While that might help avoid the problem of your coins getting dumped at the bank, it's also a great way to open yourself up to theft. I believe a well crafted will and detailed written instructions on specifically how to liquidate the collection are a much better, and safer way to protect your collection. My wife obvious knows I collect, and she knows where my collection is stored as well as where the instructions are. Those instructions include contact information of trusted coin dealers she should call to help handle the sale of my coins should I die. Otherwise, almost no one else in my personal life knows I collect. Limiting that information is the first step in securing my collection. Further reading on security: https://forums.collectors.com/discussion/777954/coins-and-home-security-the-col-steve-ellsworth-way
the sound of this happening makes me sick. you better have a plan for the care takers of your coins in your will when we die so they will know what your coins are worth. I have that plan in motion now.
My daughter has a friend whose husband passed away. The husband was a coin collector (read coin hoarder). Apparently he cashed in his better coins before his passing and didn't tell his family. I spoke to a coin dealer he had dealt with and the dealer told me he has purchased quite a few expensive coins from him. My daughter asked me if I would look through his collection and help dispose of the coins. The next thing I know a car pulls up in front of my home and drops off five cartons of coins. There were a few good ones there, but the majority where common coins and a lot of Lincoln cents. I spent a month, off and on, going through the collection and trying to organize it. I rented a table at my coin clubs semi-annual coin show. Word spread on why and whose coins I was selling, so a good deal of people just stopped by the table and handed me twenty bucks and moved on without taking any coins. By the end of the show I had close to $3,000 for a collection that really should have brought in less than $1,000. I called the wife and told her to stop by, I kicked in another $500 for what was left and when she arrived I told her I had sold the collection for $3,500. She was upset, she felt that I should have been able to sell the collection for more money. I told her it was worth a lot less than what I got, but club members were just giving me money without even taking any coins. She walked out upset over the "little" money she got for her husbands collection. Moral of the story? No good deed goes unpunished.

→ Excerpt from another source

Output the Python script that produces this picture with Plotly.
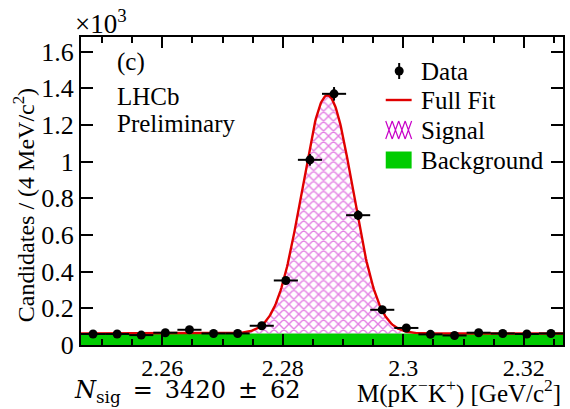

That illustrates a corollary , that many collectors tell their family things like "gee honey , I bought this $500 coin for $50!! SO she thinks wow what a real dealer I have. So when he dies, she only remembers what he told her, and thinks the truth is really a scam on her. Tell your closest family the truth.
This is double sorry. I feel terrible for the husband, but sorry, the woman' labor was to no avail. I try to explain values to my wife, grandsons, and kids. I slab, in cheap plastic slabs, the coins of value, but not graded. I write on them the reason for value. I try to explain the value to all. The biggest problem is with the younger grandsons. The coins that I have given them, they have spent. I am giving my older grandson a silver proof set that has some value. I will have to see what he does with it.
I fully understand. I have 3 surviving children and 8 grandchildren. Only one of my grandchildren shows a respect for collecting, and she collects world coins. My collection is almost completely American issues. I have it in my will to sell the collection and split it among my daughters. I will enjoy both the collection and collecting in general till the day I die and I don't care how cheated they will be when they sell it.